▸ **Requirement**
Retype exactly the lines from the first one through the line with "66470, 65880, 65100, 64990, 64560, 64510, 63740]", including both ends; skip any pictures.

— START OF Stored rows —

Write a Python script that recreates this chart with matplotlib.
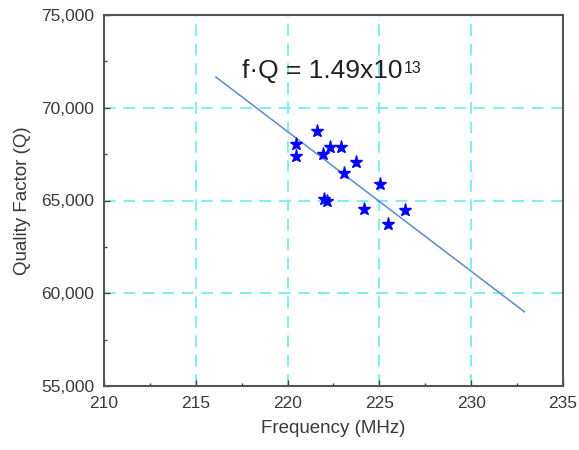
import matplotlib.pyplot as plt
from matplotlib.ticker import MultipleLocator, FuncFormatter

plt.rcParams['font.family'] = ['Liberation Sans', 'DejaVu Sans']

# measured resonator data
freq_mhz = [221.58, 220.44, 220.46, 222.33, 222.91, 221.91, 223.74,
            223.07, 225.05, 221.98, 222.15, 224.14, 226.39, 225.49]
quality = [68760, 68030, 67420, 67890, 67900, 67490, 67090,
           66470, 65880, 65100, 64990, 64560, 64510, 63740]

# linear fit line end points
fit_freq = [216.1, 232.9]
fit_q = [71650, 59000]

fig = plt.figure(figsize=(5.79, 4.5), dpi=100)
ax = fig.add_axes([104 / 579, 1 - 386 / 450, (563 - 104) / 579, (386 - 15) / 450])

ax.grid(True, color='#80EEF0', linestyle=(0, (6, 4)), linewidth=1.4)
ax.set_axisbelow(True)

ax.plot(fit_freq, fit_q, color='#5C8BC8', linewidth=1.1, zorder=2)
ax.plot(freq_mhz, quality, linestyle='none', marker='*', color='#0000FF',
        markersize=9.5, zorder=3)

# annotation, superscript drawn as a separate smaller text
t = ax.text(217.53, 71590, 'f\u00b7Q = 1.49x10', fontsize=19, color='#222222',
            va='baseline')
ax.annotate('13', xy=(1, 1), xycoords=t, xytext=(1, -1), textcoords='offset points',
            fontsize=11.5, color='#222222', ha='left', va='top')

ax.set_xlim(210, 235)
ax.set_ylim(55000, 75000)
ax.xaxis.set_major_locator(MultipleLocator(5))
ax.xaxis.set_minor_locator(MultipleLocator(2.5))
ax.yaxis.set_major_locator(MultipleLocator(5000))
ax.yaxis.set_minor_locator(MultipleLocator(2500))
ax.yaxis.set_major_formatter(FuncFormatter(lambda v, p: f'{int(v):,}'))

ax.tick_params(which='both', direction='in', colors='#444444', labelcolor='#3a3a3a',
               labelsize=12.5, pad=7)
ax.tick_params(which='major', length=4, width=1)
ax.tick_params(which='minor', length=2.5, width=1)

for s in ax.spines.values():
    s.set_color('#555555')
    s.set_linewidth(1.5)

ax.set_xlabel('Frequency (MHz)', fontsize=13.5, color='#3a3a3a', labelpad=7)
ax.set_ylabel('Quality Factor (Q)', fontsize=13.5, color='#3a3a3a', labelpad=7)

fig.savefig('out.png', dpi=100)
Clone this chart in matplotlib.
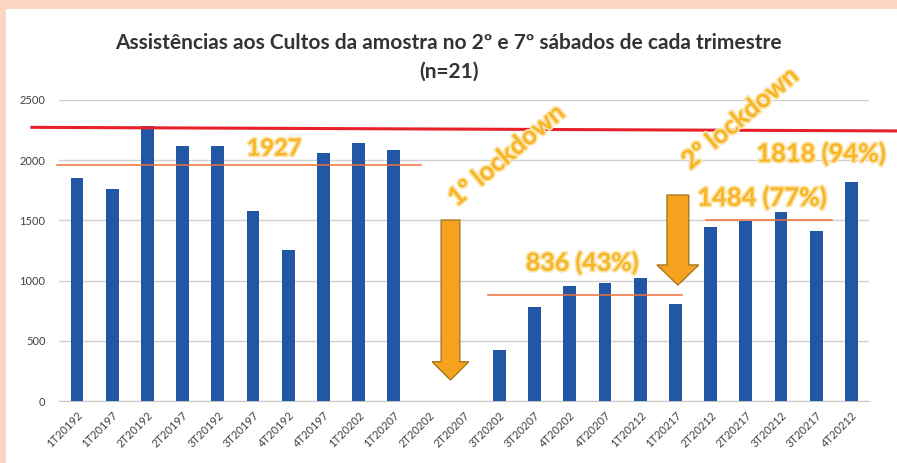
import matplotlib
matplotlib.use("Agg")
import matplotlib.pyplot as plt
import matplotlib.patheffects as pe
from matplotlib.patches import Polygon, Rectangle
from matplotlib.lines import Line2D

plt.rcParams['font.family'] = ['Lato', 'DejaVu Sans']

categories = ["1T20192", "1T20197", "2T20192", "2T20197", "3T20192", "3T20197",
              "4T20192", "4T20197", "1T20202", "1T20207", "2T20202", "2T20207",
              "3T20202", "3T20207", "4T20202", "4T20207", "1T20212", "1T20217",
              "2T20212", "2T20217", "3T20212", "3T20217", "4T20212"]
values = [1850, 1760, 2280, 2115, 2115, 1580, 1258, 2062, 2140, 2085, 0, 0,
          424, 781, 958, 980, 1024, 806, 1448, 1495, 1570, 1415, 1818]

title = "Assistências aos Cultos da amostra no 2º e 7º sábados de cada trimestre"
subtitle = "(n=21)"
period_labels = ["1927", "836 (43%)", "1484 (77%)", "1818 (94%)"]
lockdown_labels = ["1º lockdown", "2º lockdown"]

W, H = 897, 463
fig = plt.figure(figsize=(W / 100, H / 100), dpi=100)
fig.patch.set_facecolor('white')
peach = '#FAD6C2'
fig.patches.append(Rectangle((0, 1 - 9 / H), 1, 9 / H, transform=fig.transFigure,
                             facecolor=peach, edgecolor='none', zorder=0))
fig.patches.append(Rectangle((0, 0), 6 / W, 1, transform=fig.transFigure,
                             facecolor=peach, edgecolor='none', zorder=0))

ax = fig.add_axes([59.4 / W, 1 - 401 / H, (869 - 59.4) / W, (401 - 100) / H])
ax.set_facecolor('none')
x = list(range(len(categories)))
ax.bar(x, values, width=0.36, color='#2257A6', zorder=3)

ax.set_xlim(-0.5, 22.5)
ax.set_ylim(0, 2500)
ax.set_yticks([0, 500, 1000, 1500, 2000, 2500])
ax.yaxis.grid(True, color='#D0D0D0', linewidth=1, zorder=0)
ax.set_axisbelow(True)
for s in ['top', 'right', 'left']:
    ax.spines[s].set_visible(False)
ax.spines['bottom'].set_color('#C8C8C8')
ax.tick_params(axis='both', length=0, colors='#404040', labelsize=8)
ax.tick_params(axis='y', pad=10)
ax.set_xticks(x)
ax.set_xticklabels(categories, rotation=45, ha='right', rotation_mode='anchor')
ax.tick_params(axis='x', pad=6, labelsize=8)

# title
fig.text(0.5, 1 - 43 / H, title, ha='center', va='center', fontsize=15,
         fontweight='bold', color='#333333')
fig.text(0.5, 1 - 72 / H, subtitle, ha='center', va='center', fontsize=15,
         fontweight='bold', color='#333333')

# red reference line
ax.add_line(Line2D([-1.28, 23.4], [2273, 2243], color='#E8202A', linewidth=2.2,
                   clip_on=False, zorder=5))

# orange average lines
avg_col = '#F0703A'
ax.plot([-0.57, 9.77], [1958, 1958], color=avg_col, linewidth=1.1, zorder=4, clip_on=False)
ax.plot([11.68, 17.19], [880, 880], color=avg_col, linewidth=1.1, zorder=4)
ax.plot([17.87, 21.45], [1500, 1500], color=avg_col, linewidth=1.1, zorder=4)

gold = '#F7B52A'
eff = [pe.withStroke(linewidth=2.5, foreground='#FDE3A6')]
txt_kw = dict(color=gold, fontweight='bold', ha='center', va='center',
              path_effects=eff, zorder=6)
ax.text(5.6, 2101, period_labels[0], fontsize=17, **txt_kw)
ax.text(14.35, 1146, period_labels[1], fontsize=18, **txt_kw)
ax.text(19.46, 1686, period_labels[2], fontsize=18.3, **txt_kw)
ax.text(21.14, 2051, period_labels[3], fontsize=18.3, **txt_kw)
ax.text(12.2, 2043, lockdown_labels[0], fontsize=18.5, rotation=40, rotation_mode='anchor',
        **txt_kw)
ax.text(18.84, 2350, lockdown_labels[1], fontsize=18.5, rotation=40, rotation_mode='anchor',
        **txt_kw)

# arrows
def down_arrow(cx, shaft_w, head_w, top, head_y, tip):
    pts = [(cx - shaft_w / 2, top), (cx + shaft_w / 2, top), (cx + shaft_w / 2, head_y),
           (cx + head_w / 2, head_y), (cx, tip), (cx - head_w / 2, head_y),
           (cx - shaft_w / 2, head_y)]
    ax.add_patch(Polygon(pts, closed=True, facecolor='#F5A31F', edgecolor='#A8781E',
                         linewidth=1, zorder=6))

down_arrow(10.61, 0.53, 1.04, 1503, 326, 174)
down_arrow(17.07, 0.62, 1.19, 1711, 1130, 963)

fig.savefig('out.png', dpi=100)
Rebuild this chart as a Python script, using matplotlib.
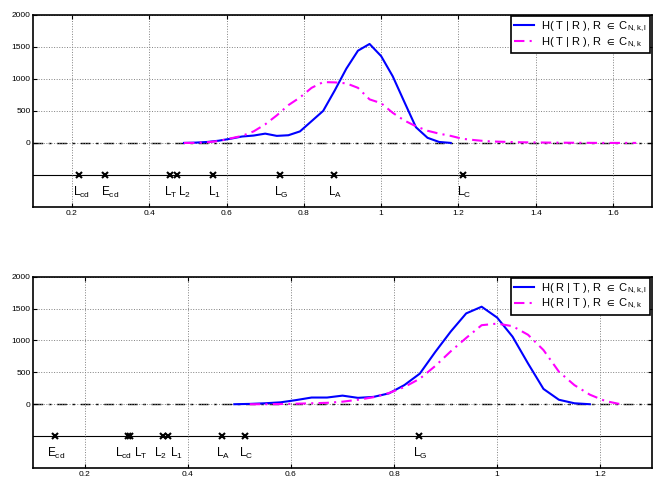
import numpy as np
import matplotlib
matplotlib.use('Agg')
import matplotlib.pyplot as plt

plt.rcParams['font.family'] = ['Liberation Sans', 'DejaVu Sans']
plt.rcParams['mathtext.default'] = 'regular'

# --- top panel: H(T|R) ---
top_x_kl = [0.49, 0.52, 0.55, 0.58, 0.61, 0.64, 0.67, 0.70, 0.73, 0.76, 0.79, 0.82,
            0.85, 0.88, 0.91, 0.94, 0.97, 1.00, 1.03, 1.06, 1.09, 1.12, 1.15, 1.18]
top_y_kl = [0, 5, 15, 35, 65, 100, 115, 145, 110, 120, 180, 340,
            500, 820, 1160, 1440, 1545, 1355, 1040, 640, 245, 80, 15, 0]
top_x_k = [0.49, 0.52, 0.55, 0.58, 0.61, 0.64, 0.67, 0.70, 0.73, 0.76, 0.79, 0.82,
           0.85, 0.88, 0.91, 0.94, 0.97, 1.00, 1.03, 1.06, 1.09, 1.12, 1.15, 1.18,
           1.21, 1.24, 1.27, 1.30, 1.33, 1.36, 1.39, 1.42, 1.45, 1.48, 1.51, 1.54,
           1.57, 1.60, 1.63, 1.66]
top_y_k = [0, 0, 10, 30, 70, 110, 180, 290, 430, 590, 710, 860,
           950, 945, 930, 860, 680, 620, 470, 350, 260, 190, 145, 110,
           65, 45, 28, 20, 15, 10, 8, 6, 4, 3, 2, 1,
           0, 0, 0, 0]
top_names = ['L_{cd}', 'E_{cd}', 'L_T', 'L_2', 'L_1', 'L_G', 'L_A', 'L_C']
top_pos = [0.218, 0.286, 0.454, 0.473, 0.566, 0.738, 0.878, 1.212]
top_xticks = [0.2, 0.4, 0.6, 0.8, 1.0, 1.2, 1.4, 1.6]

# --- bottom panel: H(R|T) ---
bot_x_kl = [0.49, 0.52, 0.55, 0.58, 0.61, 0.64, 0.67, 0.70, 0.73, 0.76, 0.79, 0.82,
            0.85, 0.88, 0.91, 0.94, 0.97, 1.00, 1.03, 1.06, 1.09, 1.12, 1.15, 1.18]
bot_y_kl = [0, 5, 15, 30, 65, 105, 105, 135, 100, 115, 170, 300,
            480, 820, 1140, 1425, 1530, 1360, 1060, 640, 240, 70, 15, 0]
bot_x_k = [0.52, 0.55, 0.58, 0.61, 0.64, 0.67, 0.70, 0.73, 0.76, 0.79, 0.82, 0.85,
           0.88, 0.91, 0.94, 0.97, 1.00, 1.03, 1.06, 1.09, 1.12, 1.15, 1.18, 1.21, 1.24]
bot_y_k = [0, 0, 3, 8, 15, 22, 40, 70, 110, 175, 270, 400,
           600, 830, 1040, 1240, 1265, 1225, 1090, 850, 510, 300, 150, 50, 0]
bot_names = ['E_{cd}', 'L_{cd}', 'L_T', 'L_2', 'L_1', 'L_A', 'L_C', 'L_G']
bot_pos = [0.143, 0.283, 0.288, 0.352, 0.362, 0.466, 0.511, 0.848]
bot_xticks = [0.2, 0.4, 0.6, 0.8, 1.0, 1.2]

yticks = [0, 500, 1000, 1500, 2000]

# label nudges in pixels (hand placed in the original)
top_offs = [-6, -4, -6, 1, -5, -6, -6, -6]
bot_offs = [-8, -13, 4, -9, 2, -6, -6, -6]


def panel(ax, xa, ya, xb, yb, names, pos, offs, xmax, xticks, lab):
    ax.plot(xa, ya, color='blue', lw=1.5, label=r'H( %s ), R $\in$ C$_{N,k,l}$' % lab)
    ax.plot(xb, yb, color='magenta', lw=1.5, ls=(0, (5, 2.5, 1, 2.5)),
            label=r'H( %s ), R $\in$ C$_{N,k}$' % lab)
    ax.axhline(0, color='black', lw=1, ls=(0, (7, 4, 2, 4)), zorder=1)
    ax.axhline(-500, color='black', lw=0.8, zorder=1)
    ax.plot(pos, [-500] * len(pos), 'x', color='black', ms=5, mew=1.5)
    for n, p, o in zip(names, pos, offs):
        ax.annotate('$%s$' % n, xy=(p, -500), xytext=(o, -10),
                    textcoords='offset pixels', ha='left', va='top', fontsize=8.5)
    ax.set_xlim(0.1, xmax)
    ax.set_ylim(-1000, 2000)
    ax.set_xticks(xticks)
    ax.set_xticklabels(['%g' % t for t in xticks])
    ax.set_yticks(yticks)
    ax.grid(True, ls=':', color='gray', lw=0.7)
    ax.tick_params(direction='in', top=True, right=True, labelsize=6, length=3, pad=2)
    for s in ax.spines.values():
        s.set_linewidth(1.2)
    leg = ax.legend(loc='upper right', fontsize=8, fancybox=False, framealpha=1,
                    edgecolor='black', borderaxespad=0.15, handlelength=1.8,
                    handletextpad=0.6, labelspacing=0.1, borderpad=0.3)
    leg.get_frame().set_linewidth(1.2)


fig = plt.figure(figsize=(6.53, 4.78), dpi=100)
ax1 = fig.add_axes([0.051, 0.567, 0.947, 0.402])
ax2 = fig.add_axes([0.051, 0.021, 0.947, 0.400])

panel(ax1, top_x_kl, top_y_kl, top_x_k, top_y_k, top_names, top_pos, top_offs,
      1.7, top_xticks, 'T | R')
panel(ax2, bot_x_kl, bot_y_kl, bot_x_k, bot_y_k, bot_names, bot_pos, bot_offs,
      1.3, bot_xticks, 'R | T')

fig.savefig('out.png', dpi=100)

— END OF Stored rows —

▸ **Result for this task**
Write a Python script that recreates this chart with matplotlib.
import matplotlib.pyplot as plt
from matplotlib.ticker import MultipleLocator, FuncFormatter

plt.rcParams['font.family'] = ['Liberation Sans', 'DejaVu Sans']

# measured resonator data
freq_mhz = [221.58, 220.44, 220.46, 222.33, 222.91, 221.91, 223.74,
            223.07, 225.05, 221.98, 222.15, 224.14, 226.39, 225.49]
quality = [68760, 68030, 67420, 67890, 67900, 67490, 67090,
           66470, 65880, 65100, 64990, 64560, 64510, 63740]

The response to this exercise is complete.